David Crosby looked back to the Byrds‘ first European tour when the Beatles took the band under their wing back in 1965. “Croz” recalled to Uncut, “Paul (McCartney) was kind to us from when the Byrds went over to England for the first time. They had us over to their houses, they’d invite us to parties. I remember McCartney drove me home in his Mini Cooper from a horrible gig somewhere in Soho. It was a terrible place — blood-smeared, bug-infested, hideous. And he went, ‘Ah, it’s not that bad. We’ve played there three or four times!’”
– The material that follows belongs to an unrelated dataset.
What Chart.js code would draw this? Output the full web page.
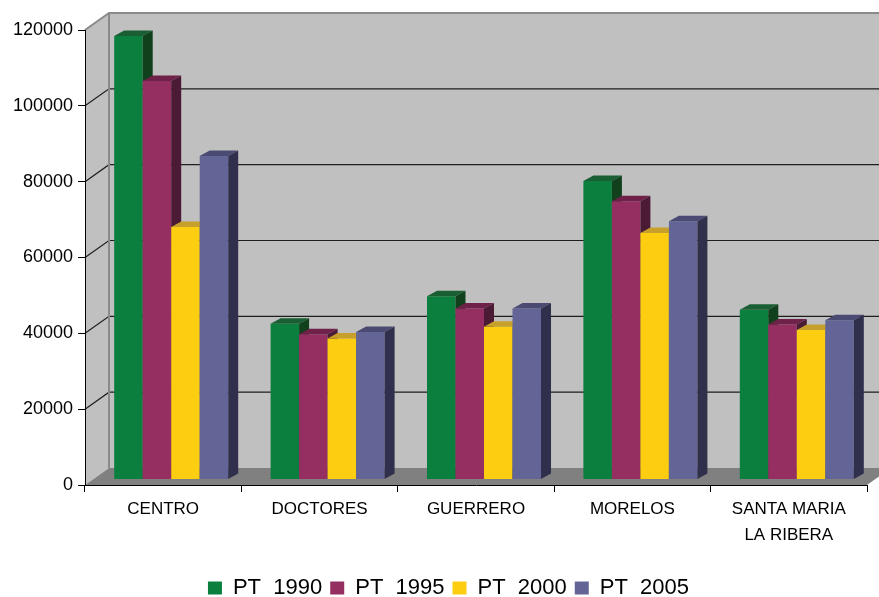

Crosby went on to talk about the pair’s most recent hookup: “Two or three years ago I’m in this big rehearsal complex at Burbank. I’m doing a relatively new song, a pretty intense song. I’ve got my eyes closed, because I’m into it. It’s one of those moments when it’s going extremely well and you don’t want to f*** it up, even though it’s just you and the band in a big empty room. So I get to the end of the song and I hear one pair of hands clapping. I open my eyes, look up and it’s McCartney. He’s been standing there the whole time. He’s rehearsing in the room next door and has come over to see me. He invited us all back to his room, we raided his groceries and talked endlessly. He was so gracious with us. He’s just as real now as when I first met him in the ’60s.”
When we last caught up with David Crosby, we asked him about how back in the Byrds’ mid-’60s heyday, the “Fab Four” treated him and Roger McGuinn on as personal confidantes and musical peers: “They were extremely bright cats; not, y’know, reserved intellectuals from expensive schools — these were kids off the street who had smarts. Real smarts. And a tremendous amount of talent. And hangin’ out with them, y’know, it was difficult, because there was such an intense sphere of people. . . y’know, a lotta pressure. It was very difficult for them to get five minutes to themselves. The time that I did spend with them, we spent very privately and doing ordinary things. Playin’ guitar, laying out by the pool, talkin,’ playing music for each other that we had recorded. Y’know, stuff that was all the more precious because it wasn’t a big deal. I loved showin’ John Lennon a chord he hadn’t seen before. Good cats. And they were very nice to us. Drove us home from gigs, invited us over for dinner, came to our shows. They were as nice as they could be.”